Hey, Father! I want to go to confession, but I can’t due to the coronavirus. What is this I hear about making a perfect contrition?

I want to go to confession, but I can’t due to the coronavirus. What is this I hear about making a perfect contrition?


It’s an eerie quiet that has settled over our state and country as many continue to shelter in place in order to avoid spreading the coronavirus.  It’s a situation that has meant the incredible sacrifice of our reception of Holy Communion for a time, but it has impeded all of the sacraments of the Church: baptisms and weddings can only be with immediate family. The sick and suffering are anointed under a cloud of uncertainty over whether diseases might be passed along. 

Sacramental confession has also become more constricted. Here at the Cathedral, we still offer it for an hour each day, but it is strange to be worried about physical illnesses in a sacrament that is meant to be entirely focused on spiritual healing. In other places, confession is offered at least by appointment, but the possibility of even sacramental confession becoming constrained is becoming more and more real as we see the virus spreading rapidly in new places. But, God brings good out of everything, if we trust Him. And so, He means to bring good out of even the situation where a person cannot get to Confession! 

In Matthew 18:18, Jesus entrusts to His apostles, His first priests, with the power to bind and loose, to forgive sins in God’s name. Forgiveness, freedom, a Father – God wants to give us nothing less, and He has chosen to ordinarily do so by means of His priests, but God is not limited to those means. 

So, what if something like persecution, privation, or in this case, a pandemic, keeps us from confession? Just as the grace of profound interior union with Christ can be received by an act of Spiritual Communion, depending only on our desire and disposition, so the grace of forgiveness can be received by an act of perfect contrition. That is, lacking the possibility of sacramental confession, as long as our contrition for our sins is motivated because of God’s personal goodness (not fear, or self-interest), our prayerful act of contrition (for at minimum our mortal sins) avails us of God’s grace of forgiveness!

Also, “perfect contrition” does not mean we have to have a strong emotion of sorrow, nor even a strong hatred of sin (obviously, those are good things too!) but, it does mean that we take those sins to sacramental confession as soon as possible, for to do so is to continue that act of trust in our Good God, by availing ourselves of His ordinary means of gracing us. Just as Spiritual Communion anticipates and prepares for sacramental Communion, so perfect contrition does for sacramental confession.

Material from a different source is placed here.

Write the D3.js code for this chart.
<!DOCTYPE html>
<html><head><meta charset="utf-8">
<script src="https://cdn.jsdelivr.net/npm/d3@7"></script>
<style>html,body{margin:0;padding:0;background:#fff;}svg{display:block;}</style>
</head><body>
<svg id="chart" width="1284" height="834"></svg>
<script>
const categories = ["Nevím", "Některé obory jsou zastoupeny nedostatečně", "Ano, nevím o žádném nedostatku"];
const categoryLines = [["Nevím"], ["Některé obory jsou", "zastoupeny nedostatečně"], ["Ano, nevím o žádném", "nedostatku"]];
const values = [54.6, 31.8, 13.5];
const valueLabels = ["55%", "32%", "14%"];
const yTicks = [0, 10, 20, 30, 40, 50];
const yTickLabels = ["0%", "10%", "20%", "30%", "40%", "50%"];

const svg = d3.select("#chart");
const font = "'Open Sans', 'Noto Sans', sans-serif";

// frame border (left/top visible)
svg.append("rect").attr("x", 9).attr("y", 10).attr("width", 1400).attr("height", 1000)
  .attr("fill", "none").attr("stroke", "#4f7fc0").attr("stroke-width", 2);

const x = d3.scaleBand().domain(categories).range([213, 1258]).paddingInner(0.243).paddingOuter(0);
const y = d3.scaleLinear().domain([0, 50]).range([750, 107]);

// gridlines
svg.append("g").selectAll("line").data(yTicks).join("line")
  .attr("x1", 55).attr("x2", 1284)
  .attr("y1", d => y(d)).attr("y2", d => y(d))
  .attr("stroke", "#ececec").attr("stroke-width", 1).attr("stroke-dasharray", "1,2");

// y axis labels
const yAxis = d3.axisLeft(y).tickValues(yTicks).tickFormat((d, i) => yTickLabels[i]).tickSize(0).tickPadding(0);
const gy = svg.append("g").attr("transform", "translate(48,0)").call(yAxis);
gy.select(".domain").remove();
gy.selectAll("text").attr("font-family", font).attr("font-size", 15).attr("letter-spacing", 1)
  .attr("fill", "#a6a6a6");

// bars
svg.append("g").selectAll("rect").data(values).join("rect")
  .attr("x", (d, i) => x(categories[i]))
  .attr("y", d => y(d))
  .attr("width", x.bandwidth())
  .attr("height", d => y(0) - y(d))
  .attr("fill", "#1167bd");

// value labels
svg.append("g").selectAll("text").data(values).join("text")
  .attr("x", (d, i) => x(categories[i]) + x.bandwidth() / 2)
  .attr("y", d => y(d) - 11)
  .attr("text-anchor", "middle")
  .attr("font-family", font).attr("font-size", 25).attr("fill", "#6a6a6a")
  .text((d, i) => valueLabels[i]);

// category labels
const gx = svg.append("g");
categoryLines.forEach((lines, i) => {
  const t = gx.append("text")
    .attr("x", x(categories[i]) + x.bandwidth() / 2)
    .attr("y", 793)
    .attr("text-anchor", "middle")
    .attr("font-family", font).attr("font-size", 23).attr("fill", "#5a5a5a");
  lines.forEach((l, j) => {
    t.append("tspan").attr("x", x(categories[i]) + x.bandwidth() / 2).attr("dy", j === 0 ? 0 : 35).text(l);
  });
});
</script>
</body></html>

So, if we cannot get to confession right now because of the coronavirus, let us not see it as a burden, but an invitation from our Good Lord to an even deeper sorrow for our sins entirely out of love for Him, and trustingly beg of Him the grace of perfect contrition.

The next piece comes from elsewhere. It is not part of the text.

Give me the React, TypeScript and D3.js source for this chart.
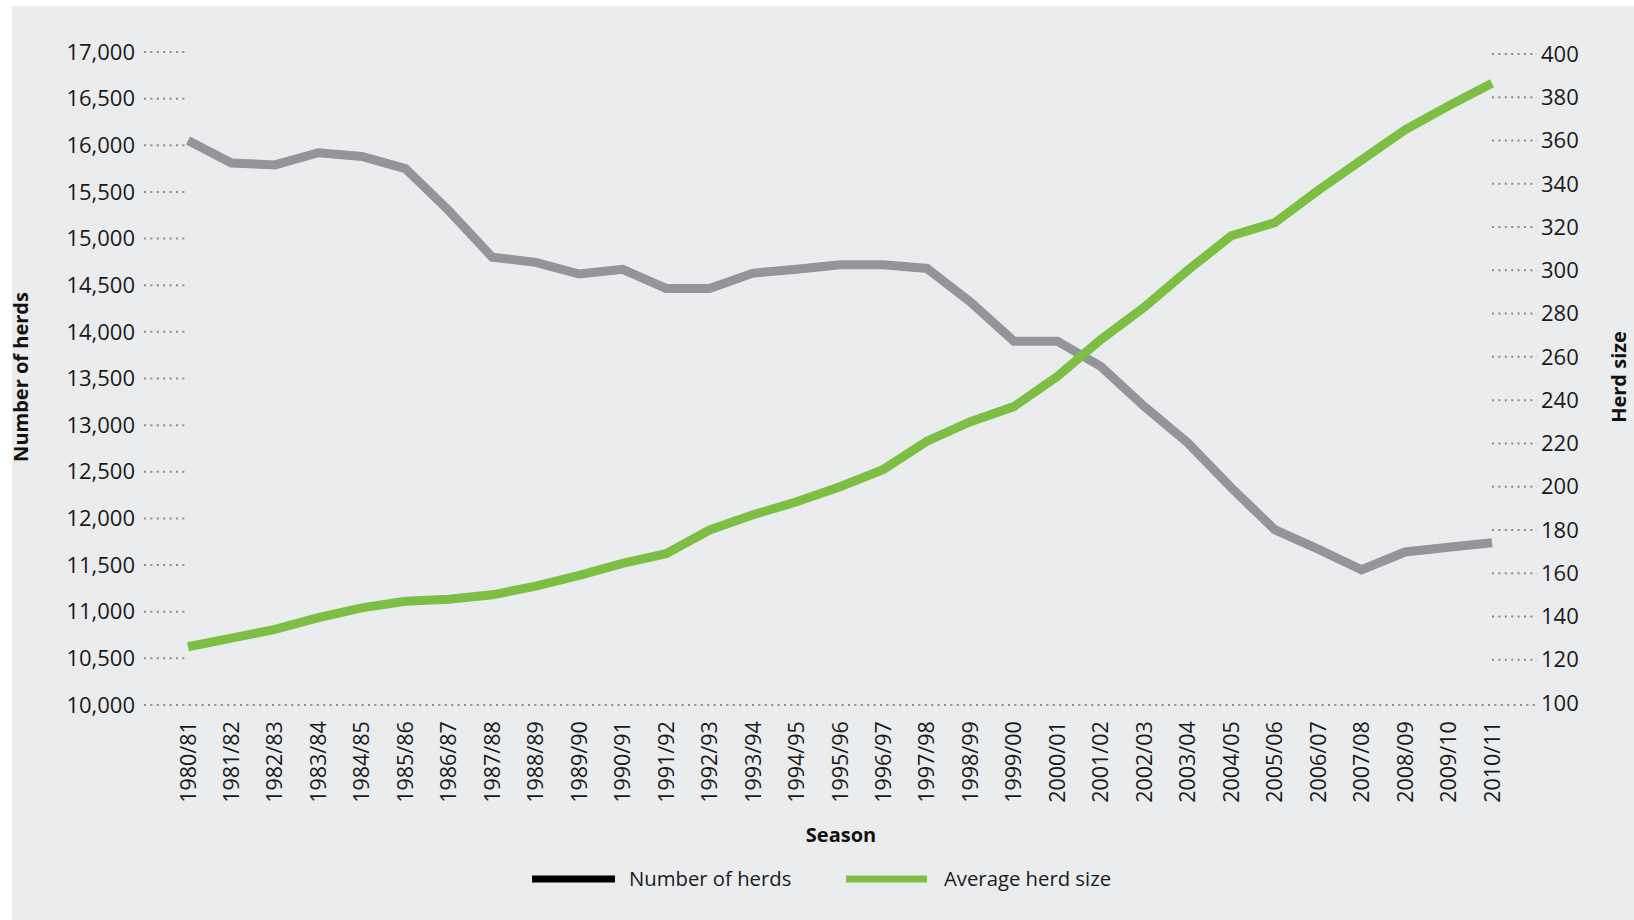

Father Dominic Rankin is parochial vicar at the Cathedral of the Immaculate Conception and has a license in Theology of Marriage and Family from the John Paul II Institute in Rome

How do I make a perfect contrition?

The first thing one must do is pray act of contrition, but as Fr. Dominic says, our contrition for our sins must be “motivated because of God’s personal goodness.” Our contrition should be out of love for God. There are variations of the Act of Contrition prayer. Here is one of them you can pray:

“O my God, I am heartily sorry for having offended Thee, and I detest all my sins because of thy just punishments, but most of all because they offend Thee, my God, who art all good and deserving of all my love. I firmly resolve with the help of Thy grace to sin no more and to avoid the near occasion of sin. Amen.”

The second thing one must do is then make an authentic commitment to get to confession as soon as that becomes possible. In the end, making a perfect contrition is not a substitute for going to confession. Pope Francis has encouraged Catholics during this time who cannot leave their home or if confession is unavailable due to health precautions to ask God for forgiveness and then to go to confession when they are able.